— START Entries provided —

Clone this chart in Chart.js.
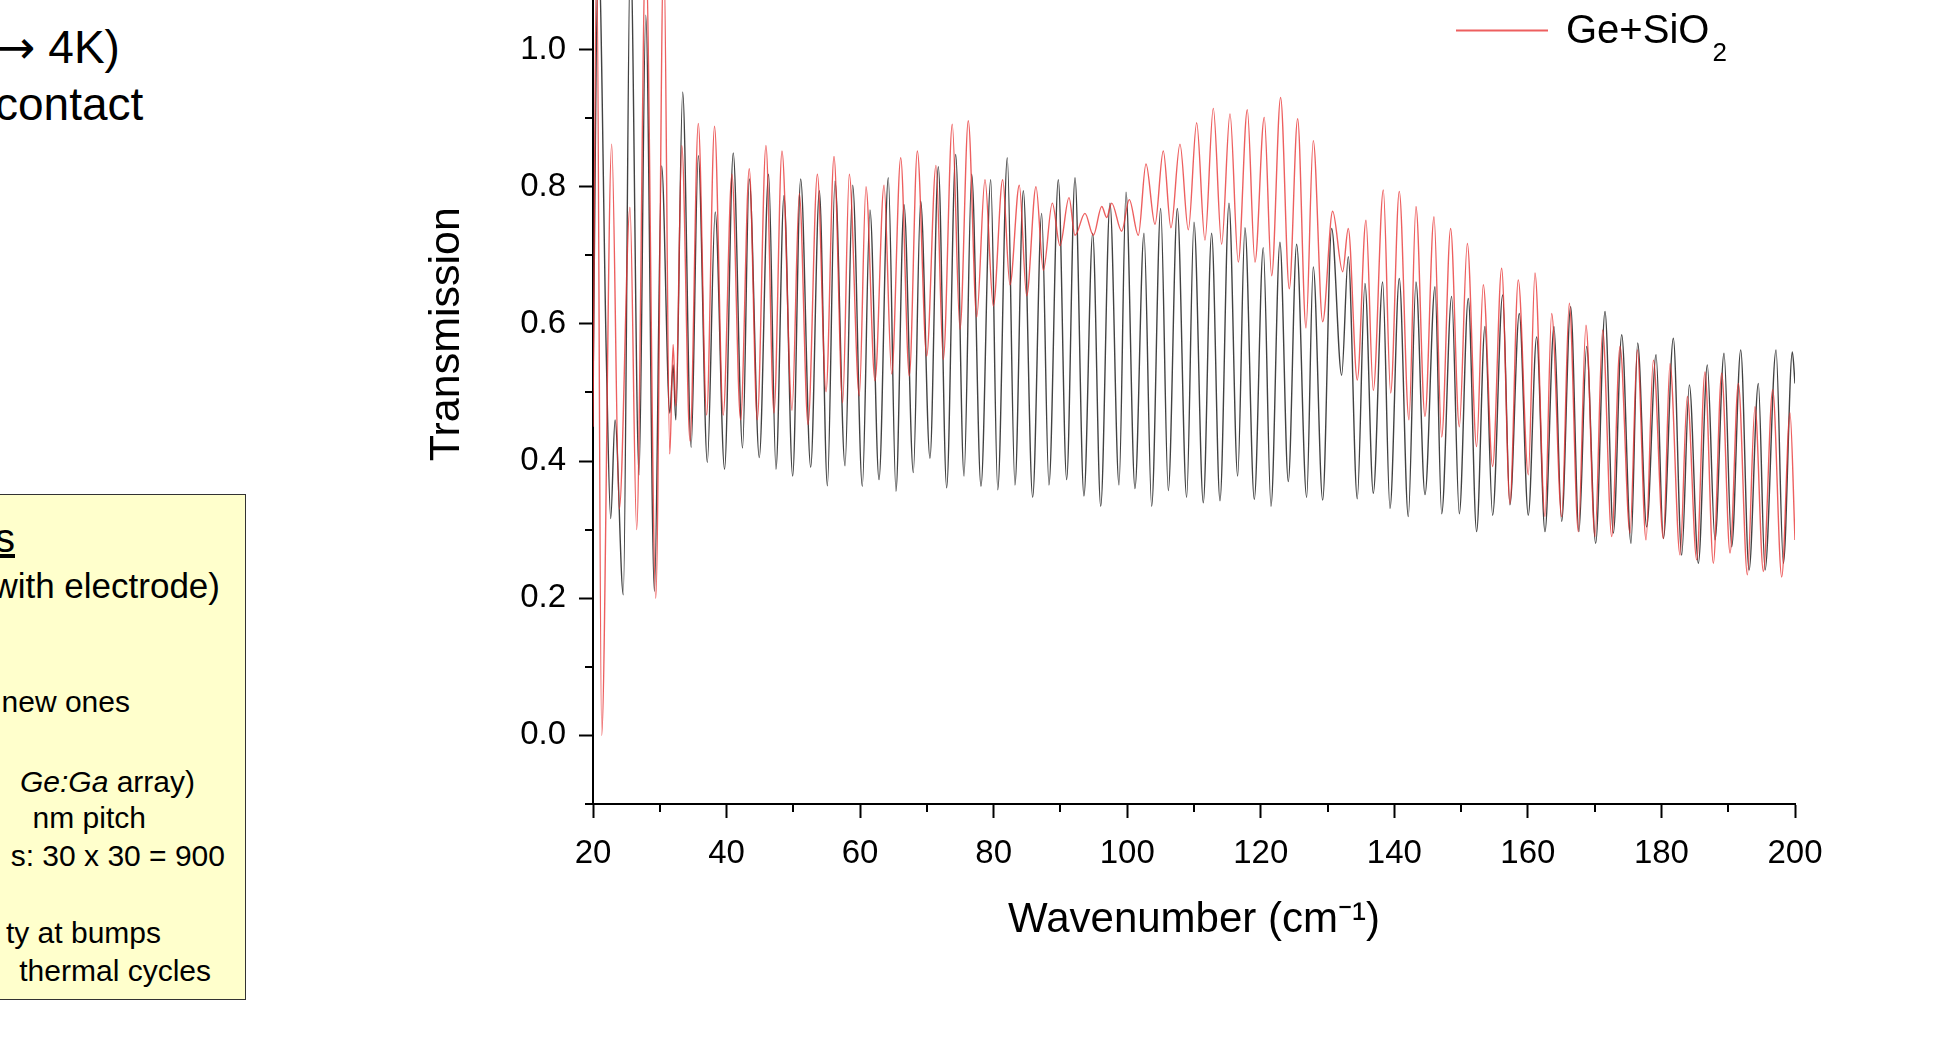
<!DOCTYPE html>
<html>
<head>
<meta charset="utf-8">
<script src="https://cdn.jsdelivr.net/npm/chart.js@4.4.1/dist/chart.umd.min.js"></script>
<style>
  html, body { margin: 0; padding: 0; background: #fff; overflow: hidden; }
  body { width: 1938px; height: 1037px; position: relative; font-family: 'Liberation Sans', Arial, sans-serif; color: #000; }
  #spectrum { position: absolute; left: 380px; top: -200px; }
  .line { position: absolute; white-space: nowrap; line-height: 1; }
  .arrow { font-family: 'DejaVu Sans', sans-serif; }
  .note { position: absolute; left: -10px; top: 494px; width: 256px; height: 506px; background: #ffffcc; border: 1.5px solid #333; box-sizing: border-box; }
</style>
</head>
<body>

<div class="line" style="left:-3px; top:24px; font-size:46px;"><span class="arrow">→</span> 4K)</div>
<div class="line" style="left:-5px; top:81px; font-size:46px;">contact</div>

<div class="note"></div>
<div class="line" style="right:1923px; top:518px; font-size:40px; text-decoration:underline;">s</div>
<div class="line" style="right:1718px; top:568px; font-size:35px;">with electrode)</div>
<div class="line" style="right:1808px; top:687px; font-size:30px;">new ones</div>
<div class="line" style="right:1743px; top:767px; font-size:30px;"><i>Ge:Ga</i> array)</div>
<div class="line" style="right:1792px; top:803px; font-size:30px;">nm pitch</div>
<div class="line" style="right:1713px; top:841px; font-size:30px;">s: 30 x 30 = 900</div>
<div class="line" style="right:1777px; top:918px; font-size:30px;">ty at bumps</div>
<div class="line" style="right:1727px; top:956px; font-size:30px;">thermal cycles</div>

<canvas id="spectrum" width="1558" height="1237"></canvas>

<script>
// Transmission spectra, turning points of the fringes (wavenumber in cm^-1)
const geWavenumber = [
  20.0, 20.8, 22.0, 22.65, 23.3, 24.54, 25.6, 26.9, 27.9, 29.2, 30.28, 31.5, 32.0, 32.4,
  33.43, 34.7, 35.77, 37.12, 38.3, 39.7, 41.0, 42.4, 43.4, 44.9, 46.3, 47.4, 48.6, 49.9,
  51.1, 52.6, 53.9, 55.1, 56.24, 57.74, 58.89, 60.33, 61.48, 62.83, 64.22, 65.37, 66.57, 67.97,
  69.07, 70.46, 71.71, 72.96, 74.31, 75.56, 76.71, 78.1, 79.56, 80.61, 82.04, 83.19, 84.44, 85.84,
  87.19, 88.28, 89.68, 90.93, 92.18, 93.52, 94.83, 96.03, 97.42, 98.77, 99.82, 101.16, 102.51, 103.66,
  105.01, 106.15, 107.5, 108.9, 110.0, 111.39, 112.64, 113.89, 115.24, 116.54, 117.63, 119.03, 120.37, 121.53,
  122.87, 124.12, 125.37, 126.87, 127.86, 129.27, 130.61, 132.11, 133.1, 134.45, 135.6, 136.85, 138.25, 139.35,
  140.74, 142.09, 143.24, 144.59, 146.09, 147.09, 148.58, 149.73, 151.07, 152.32, 153.57, 154.72, 156.22, 157.31,
  158.71, 160.06, 161.31, 162.56, 163.91, 165.06, 166.4, 167.65, 168.8, 170.15, 171.55, 172.8, 174.05, 175.44,
  176.44, 177.79, 179.19, 180.29, 181.78, 183.03, 184.18, 185.53, 186.87, 188.02, 189.37, 190.52, 191.87, 193.12,
  194.51, 195.51, 197.16, 198.26, 199.6, 200.0
];
const geTransmission = [
  0.50, 1.15, 0.55, 0.316, 0.46, 0.205, 1.15, 0.38, 1.05, 0.21, 0.83, 0.47, 0.54, 0.46,
  0.938, 0.42, 0.845, 0.398, 0.763, 0.388, 0.849, 0.419, 0.811, 0.405, 0.818, 0.388, 0.787, 0.378,
  0.811, 0.391, 0.794, 0.364, 0.808, 0.393, 0.802, 0.363, 0.766, 0.373, 0.813, 0.356, 0.774, 0.383,
  0.779, 0.404, 0.829, 0.361, 0.847, 0.378, 0.818, 0.363, 0.810, 0.358, 0.842, 0.365, 0.794, 0.347,
  0.761, 0.365, 0.810, 0.373, 0.813, 0.349, 0.732, 0.334, 0.776, 0.365, 0.792, 0.360, 0.732, 0.334,
  0.768, 0.357, 0.768, 0.347, 0.748, 0.339, 0.732, 0.342, 0.776, 0.378, 0.740, 0.344, 0.711, 0.334,
  0.719, 0.370, 0.716, 0.347, 0.683, 0.343, 0.739, 0.525, 0.698, 0.345, 0.659, 0.353, 0.661, 0.331,
  0.666, 0.319, 0.661, 0.351, 0.654, 0.323, 0.640, 0.323, 0.637, 0.297, 0.596, 0.321, 0.642, 0.336,
  0.615, 0.321, 0.581, 0.297, 0.596, 0.312, 0.625, 0.297, 0.567, 0.280, 0.618, 0.295, 0.584, 0.280,
  0.572, 0.304, 0.555, 0.287, 0.579, 0.263, 0.511, 0.251, 0.540, 0.285, 0.557, 0.275, 0.562, 0.241,
  0.513, 0.241, 0.562, 0.251, 0.559, 0.513
];

const coatedWavenumber = [
  20.0, 20.55, 21.3, 22.8, 23.94, 25.54, 26.54, 27.9, 29.4, 30.6, 31.5, 32.0, 32.4, 33.3,
  34.53, 35.77, 37.02, 38.2, 39.5, 40.8, 42.1, 43.4, 44.6, 45.9, 47.1, 48.3, 49.8, 50.9,
  52.2, 53.6, 54.9, 56.09, 57.39, 58.38, 59.88, 60.88, 62.23, 63.58, 64.73, 66.08, 67.37, 68.57,
  69.97, 71.36, 72.46, 73.8, 74.96, 76.2, 77.46, 78.7, 79.95, 81.35, 82.44, 83.84, 84.94, 86.34,
  87.44, 88.78, 89.93, 91.28, 92.18, 93.67, 94.93, 96.18, 96.93, 97.67, 99.17, 100.31, 101.66, 102.81,
  104.16, 105.4, 106.55, 107.9, 109.15, 110.4, 111.64, 112.89, 114.14, 115.39, 116.63, 117.98, 119.13, 120.52,
  121.63, 122.97, 124.27, 125.52, 126.77, 127.86, 129.27, 130.76, 132.26, 133.1, 134.45, 135.75, 136.85, 138.35,
  139.45, 140.74, 142.19, 143.24, 144.59, 145.94, 147.09, 148.43, 149.73, 150.93, 152.32, 153.32, 154.72, 156.07,
  157.31, 158.56, 160.06, 161.06, 162.56, 163.56, 165.06, 166.2, 167.55, 168.7, 170.05, 171.2, 172.55, 173.8,
  175.29, 176.39, 177.69, 178.79, 180.29, 181.28, 182.78, 183.88, 185.28, 186.52, 187.77, 189.02, 190.27, 191.52,
  192.87, 194.01, 195.26, 196.66, 198.01, 199.25, 200.0
];
const coatedTransmission = [
  0.45, 1.15, 0.0, 0.862, 0.33, 0.77, 0.30, 1.15, 0.20, 1.15, 0.41, 0.57, 0.48, 0.86,
  0.429, 0.892, 0.467, 0.888, 0.467, 0.818, 0.460, 0.826, 0.460, 0.860, 0.470, 0.852, 0.474, 0.790,
  0.453, 0.818, 0.501, 0.844, 0.485, 0.818, 0.495, 0.800, 0.517, 0.802, 0.527, 0.842, 0.524, 0.852,
  0.553, 0.831, 0.548, 0.891, 0.592, 0.896, 0.610, 0.810, 0.626, 0.810, 0.657, 0.802, 0.641, 0.800,
  0.678, 0.776, 0.714, 0.784, 0.729, 0.761, 0.729, 0.771, 0.755, 0.776, 0.735, 0.781, 0.729, 0.833,
  0.745, 0.852, 0.740, 0.862, 0.737, 0.893, 0.722, 0.914, 0.716, 0.906, 0.690, 0.912, 0.690, 0.901,
  0.670, 0.930, 0.651, 0.899, 0.594, 0.867, 0.603, 0.764, 0.676, 0.739, 0.518, 0.751, 0.503, 0.795,
  0.499, 0.793, 0.460, 0.771, 0.465, 0.756, 0.435, 0.739, 0.450, 0.717, 0.421, 0.657, 0.392, 0.681,
  0.338, 0.664, 0.380, 0.674, 0.319, 0.615, 0.319, 0.630, 0.297, 0.598, 0.290, 0.591, 0.290, 0.567,
  0.295, 0.562, 0.285, 0.547, 0.287, 0.542, 0.263, 0.494, 0.256, 0.530, 0.251, 0.528, 0.266, 0.513,
  0.234, 0.479, 0.239, 0.504, 0.231, 0.470, 0.285
];

const xMajor = [20, 40, 60, 80, 100, 120, 140, 160, 180, 200];
const xMinor = [30, 50, 70, 90, 110, 130, 150, 170, 190];
const yMajor = [0.0, 0.2, 0.4, 0.6, 0.8, 1.0];
const yMinor = [-0.1, 0.1, 0.3, 0.5, 0.7, 0.9, 1.1];

const FONT = "'Liberation Sans', Arial, sans-serif";

function toPoints(xs, ys) {
  return xs.map((x, i) => ({ x: x, y: ys[i] }));
}

// short ticks between the labelled ones
const minorTicks = {
  id: 'minorTicks',
  afterDraw(chart) {
    const { ctx, chartArea } = chart;
    const x = chart.scales.x, y = chart.scales.y;
    ctx.save();
    ctx.strokeStyle = '#000';
    ctx.lineWidth = 2;
    ctx.beginPath();
    xMinor.forEach(v => {
      const px = Math.round(x.getPixelForValue(v));
      ctx.moveTo(px, chartArea.bottom);
      ctx.lineTo(px, chartArea.bottom + 8);
    });
    yMinor.forEach(v => {
      const py = Math.round(y.getPixelForValue(v));
      ctx.moveTo(chartArea.left, py);
      ctx.lineTo(chartArea.left - 8, py);
    });
    ctx.stroke();
    ctx.restore();
  }
};

// legend stacked upward from the last series, inside the top-right corner
const seriesLegend = {
  id: 'seriesLegend',
  afterDraw(chart) {
    const ctx = chart.ctx;
    const sets = chart.data.datasets;
    const lineStart = chart.chartArea.right - 339;
    const baseRow = chart.scales.y.getPixelForValue(1.0) - 19;
    ctx.save();
    sets.forEach((ds, i) => {
      const rowY = baseRow - (sets.length - 1 - i) * 52;
      ctx.strokeStyle = ds.borderColor;
      ctx.lineWidth = 2;
      ctx.beginPath();
      ctx.moveTo(lineStart, rowY);
      ctx.lineTo(lineStart + 92, rowY);
      ctx.stroke();

      const parts = ds.label.split('₂');
      ctx.fillStyle = '#000';
      ctx.textBaseline = 'middle';
      ctx.font = '40px ' + FONT;
      ctx.fillText(parts[0], lineStart + 110, rowY + 2);
      if (parts.length > 1) {
        const w = ctx.measureText(parts[0]).width;
        ctx.font = '26px ' + FONT;
        ctx.fillText('2', lineStart + 113 + w, rowY + 23);
      }
    });
    ctx.restore();
  }
};

new Chart(document.getElementById('spectrum'), {
  type: 'line',
  data: {
    datasets: [
      {
        label: 'Ge',
        data: toPoints(geWavenumber, geTransmission),
        borderColor: 'rgba(25, 25, 25, 0.82)',
        borderWidth: 1.4,
        pointRadius: 0,
        cubicInterpolationMode: 'monotone',
        order: 2
      },
      {
        label: 'Ge+SiO₂',
        data: toPoints(coatedWavenumber, coatedTransmission),
        borderColor: 'rgba(232, 50, 50, 0.78)',
        borderWidth: 1.4,
        pointRadius: 0,
        cubicInterpolationMode: 'monotone',
        order: 1
      }
    ]
  },
  options: {
    responsive: false,
    devicePixelRatio: 1,
    animation: false,
    layout: { padding: { left: 41, right: 143, top: 64.2, bottom: 33 } },
    plugins: {
      legend: { display: false },
      tooltip: { enabled: false }
    },
    scales: {
      x: {
        type: 'linear',
        min: 20,
        max: 200,
        afterBuildTicks: scale => { scale.ticks = xMajor.map(v => ({ value: v })); },
        afterFit: scale => { scale.height = 200; },
        grid: { drawOnChartArea: false, drawTicks: true, tickLength: 14, tickWidth: 2, tickColor: '#000' },
        border: { display: true, color: '#000', width: 2 },
        ticks: {
          color: '#000',
          padding: 16,
          maxRotation: 0,
          font: { family: FONT, size: 33 },
          callback: v => String(v)
        },
        title: {
          display: true,
          text: 'Wavenumber (cm⁻¹)',
          color: '#000',
          font: { family: FONT, size: 42 },
          padding: { top: 0, bottom: 58 }
        }
      },
      y: {
        min: -0.1,
        max: 1.27,
        afterBuildTicks: scale => { scale.ticks = yMajor.map(v => ({ value: v })); },
        afterFit: scale => { scale.width = 172; },
        grid: { drawOnChartArea: false, drawTicks: true, tickLength: 14, tickWidth: 2, tickColor: '#000' },
        border: { display: true, color: '#000', width: 2 },
        ticks: {
          color: '#000',
          padding: 13,
          font: { family: FONT, size: 33 },
          callback: v => Number(v).toFixed(1)
        },
        title: {
          display: true,
          text: 'Transmission',
          color: '#000',
          font: { family: FONT, size: 43 },
          padding: { top: 0, bottom: 0 }
        }
      }
    }
  },
  plugins: [minorTicks, seriesLegend]
});
</script>
</body>
</html>
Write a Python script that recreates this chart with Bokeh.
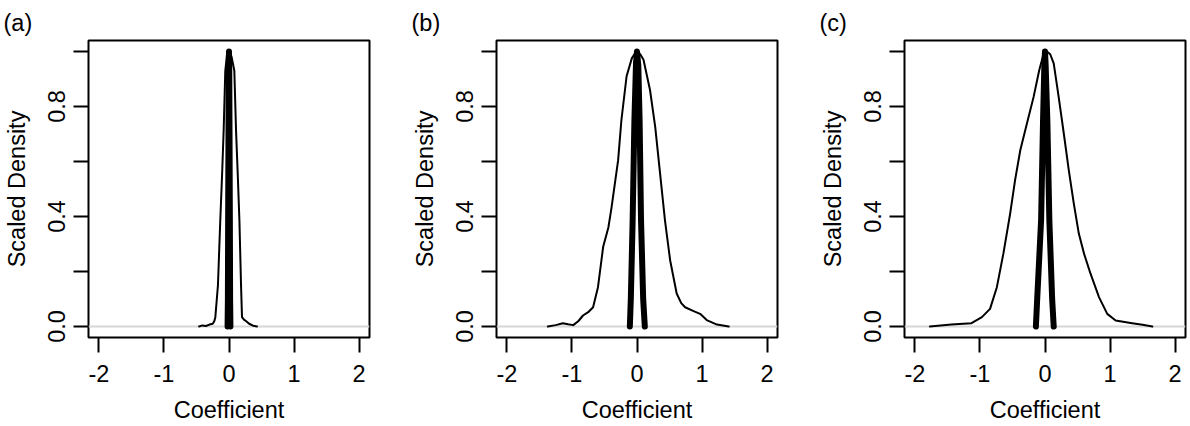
import math
from bokeh.plotting import figure
from bokeh.layouts import row
from bokeh.models import FixedTicker, Title, Span
from bokeh.embed import file_html
from bokeh.resources import INLINE

# ---- data ----
panel_labels = ["(a)", "(b)", "(c)"]
x_ticks = [-2, -1, 0, 1, 2]
y_ticks = [0, 0.2, 0.4, 0.6, 0.8, 1]
y_tick_labels = {0: "0.0", 0.2: "", 0.4: "0.4", 0.6: "", 0.8: "0.8", 1: ""}
x_tick_labels = {-2: "-2", -1: "-1", 0: "0", 1: "1", 2: "2"}

# panel (a)
a_wide_x = [-0.46, -0.41, -0.355, -0.30, -0.25, -0.225, -0.21, -0.17, -0.134, -0.105, -0.082, -0.057,
            -0.03, 0.01, 0.04, 0.082, 0.108, 0.135, 0.16, 0.185, 0.2, 0.23, 0.26, 0.31, 0.37, 0.43]
a_wide_y = [0, 0.004, 0.002, 0.007, 0.01, 0.02, 0.034, 0.15, 0.386, 0.56, 0.714, 0.93,
            0.99, 1.0, 0.98, 0.93, 0.714, 0.55, 0.386, 0.15, 0.034, 0.025, 0.02, 0.01, 0.003, 0]
a_narrow_x = [-0.022, -0.017, -0.013, -0.008, -0.004, 0, 0.004, 0.008, 0.013, 0.017, 0.022]
a_narrow_y = [0, 0.1, 0.4, 0.7, 0.93, 1.0, 0.93, 0.7, 0.4, 0.1, 0]

# panel (b)
b_wide_x = [-1.37, -1.25, -1.14, -1.06, -0.98, -0.9, -0.83, -0.75, -0.675, -0.6, -0.52, -0.44, -0.39,
            -0.29, -0.24, -0.16, -0.08, -0.04, 0.0, 0.05, 0.1, 0.2, 0.28, 0.355, 0.43, 0.51, 0.61, 0.68,
            0.74, 0.87, 0.97, 1.08, 1.23, 1.41]
b_wide_y = [0, 0.005, 0.012, 0.008, 0.005, 0.02, 0.04, 0.052, 0.07, 0.143, 0.29, 0.36, 0.435,
            0.605, 0.75, 0.91, 0.975, 0.99, 1.0, 0.99, 0.97, 0.86, 0.726, 0.556, 0.386, 0.24, 0.12, 0.085,
            0.07, 0.056, 0.046, 0.022, 0.007, 0]
b_narrow_x = [-0.11, -0.095, -0.067, -0.04, -0.015, 0, 0.02, 0.04, 0.062, 0.095, 0.12]
b_narrow_y = [0, 0.1, 0.386, 0.75, 0.96, 1.0, 0.95, 0.75, 0.386, 0.1, 0]

# panel (c)
c_wide_x = [-1.77, -1.44, -1.13, -0.97, -0.845, -0.74, -0.64, -0.536, -0.46, -0.38, -0.278, -0.175,
            -0.088, -0.02, 0.03, 0.08, 0.134, 0.21, 0.29, 0.366, 0.443, 0.52, 0.6, 0.70, 0.83, 0.957,
            1.086, 1.34, 1.5, 1.65]
c_wide_y = [0, 0.007, 0.012, 0.034, 0.064, 0.143, 0.265, 0.41, 0.532, 0.641, 0.738, 0.835,
            0.933, 0.993, 1.0, 0.99, 0.957, 0.835, 0.70, 0.568, 0.447, 0.338, 0.265, 0.192, 0.107, 0.046,
            0.022, 0.012, 0.006, 0]
c_narrow_x = [-0.14, -0.12, -0.06, -0.03, -0.01, 0, 0.01, 0.036, 0.067, 0.11, 0.134]
c_narrow_y = [0, 0.1, 0.386, 0.75, 0.95, 1.0, 0.95, 0.75, 0.386, 0.1, 0]

x_label = "Coefficient"
y_label = "Scaled Density"

wide_x = [a_wide_x, b_wide_x, c_wide_x]
wide_y = [a_wide_y, b_wide_y, c_wide_y]
narrow_x = [a_narrow_x, b_narrow_x, c_narrow_x]
narrow_y = [a_narrow_y, b_narrow_y, c_narrow_y]

FONT = "Liberation Sans"
FS = "23.5px"

figs = []
for i in range(3):
    p = figure(frame_width=281, frame_height=297,
               x_range=(-2.16, 2.16), y_range=(-0.04, 1.04),
               output_backend="svg", toolbar_location=None,
               min_border_left=88, min_border_right=(39 if i < 2 else 2),
               min_border_top=40, min_border_bottom=86)
    t = Title(text=panel_labels[i], align="left", offset=-85, standoff=10,
              text_font=FONT, text_font_size=FS, text_font_style="normal",
              text_color="black", vertical_align="bottom")
    p.add_layout(t, "above")
    p.xgrid.visible = False
    p.ygrid.visible = False
    p.outline_line_color = "black"
    p.outline_line_width = 2
    p.background_fill_color = "white"
    p.border_fill_color = "white"

    for ax in (p.xaxis[0], p.yaxis[0]):
        ax.axis_line_color = None
        ax.major_tick_line_color = "black"
        ax.major_tick_line_width = 2
        ax.major_tick_out = 15
        ax.major_tick_in = 0
        ax.minor_tick_line_color = None
        ax.major_label_text_font = FONT
        ax.major_label_text_font_size = FS
        ax.major_label_text_color = "black"
        ax.axis_label_text_font = FONT
        ax.axis_label_text_font_size = FS
        ax.axis_label_text_font_style = "normal"
        ax.axis_label_text_color = "black"

    p.xaxis.ticker = FixedTicker(ticks=x_ticks)
    p.xaxis.major_label_overrides = x_tick_labels
    p.xaxis.major_label_standoff = 12
    p.xaxis.axis_label = x_label
    p.xaxis.axis_label_standoff = 12

    p.yaxis.ticker = FixedTicker(ticks=y_ticks)
    p.yaxis.major_label_overrides = y_tick_labels
    p.yaxis.major_label_orientation = "vertical"
    p.yaxis.major_label_standoff = 9
    p.yaxis.axis_label = y_label
    p.yaxis.axis_label_standoff = 15

    p.add_layout(Span(location=0, dimension="width", line_color="#d6d6d6",
                      line_width=2, level="underlay"))

    p.line(wide_x[i], wide_y[i], line_color="black", line_width=2,
           line_join="round", line_cap="round")
    p.line(narrow_x[i], narrow_y[i], line_color="black", line_width=6,
           line_join="round", line_cap="round")
    figs.append(p)

layout = row(*figs, spacing=0)
open("out.html", "w").write(file_html(layout, INLINE))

— END Entries provided —

What is needed
Start at the line containing "Write a Python" and stop at the line containing "0.96, 1.0, 0.95, 0.75, 0.386, 0.1, 0]"; transcribe those lines exactly, skipping pictures.

Solved exercise
Write a Python script that recreates this chart with Bokeh.
import math
from bokeh.plotting import figure
from bokeh.layouts import row
from bokeh.models import FixedTicker, Title, Span
from bokeh.embed import file_html
from bokeh.resources import INLINE

# ---- data ----
panel_labels = ["(a)", "(b)", "(c)"]
x_ticks = [-2, -1, 0, 1, 2]
y_ticks = [0, 0.2, 0.4, 0.6, 0.8, 1]
y_tick_labels = {0: "0.0", 0.2: "", 0.4: "0.4", 0.6: "", 0.8: "0.8", 1: ""}
x_tick_labels = {-2: "-2", -1: "-1", 0: "0", 1: "1", 2: "2"}

# panel (a)
a_wide_x = [-0.46, -0.41, -0.355, -0.30, -0.25, -0.225, -0.21, -0.17, -0.134, -0.105, -0.082, -0.057,
            -0.03, 0.01, 0.04, 0.082, 0.108, 0.135, 0.16, 0.185, 0.2, 0.23, 0.26, 0.31, 0.37, 0.43]
a_wide_y = [0, 0.004, 0.002, 0.007, 0.01, 0.02, 0.034, 0.15, 0.386, 0.56, 0.714, 0.93,
            0.99, 1.0, 0.98, 0.93, 0.714, 0.55, 0.386, 0.15, 0.034, 0.025, 0.02, 0.01, 0.003, 0]
a_narrow_x = [-0.022, -0.017, -0.013, -0.008, -0.004, 0, 0.004, 0.008, 0.013, 0.017, 0.022]
a_narrow_y = [0, 0.1, 0.4, 0.7, 0.93, 1.0, 0.93, 0.7, 0.4, 0.1, 0]

# panel (b)
b_wide_x = [-1.37, -1.25, -1.14, -1.06, -0.98, -0.9, -0.83, -0.75, -0.675, -0.6, -0.52, -0.44, -0.39,
            -0.29, -0.24, -0.16, -0.08, -0.04, 0.0, 0.05, 0.1, 0.2, 0.28, 0.355, 0.43, 0.51, 0.61, 0.68,
            0.74, 0.87, 0.97, 1.08, 1.23, 1.41]
b_wide_y = [0, 0.005, 0.012, 0.008, 0.005, 0.02, 0.04, 0.052, 0.07, 0.143, 0.29, 0.36, 0.435,
            0.605, 0.75, 0.91, 0.975, 0.99, 1.0, 0.99, 0.97, 0.86, 0.726, 0.556, 0.386, 0.24, 0.12, 0.085,
            0.07, 0.056, 0.046, 0.022, 0.007, 0]
b_narrow_x = [-0.11, -0.095, -0.067, -0.04, -0.015, 0, 0.02, 0.04, 0.062, 0.095, 0.12]
b_narrow_y = [0, 0.1, 0.386, 0.75, 0.96, 1.0, 0.95, 0.75, 0.386, 0.1, 0]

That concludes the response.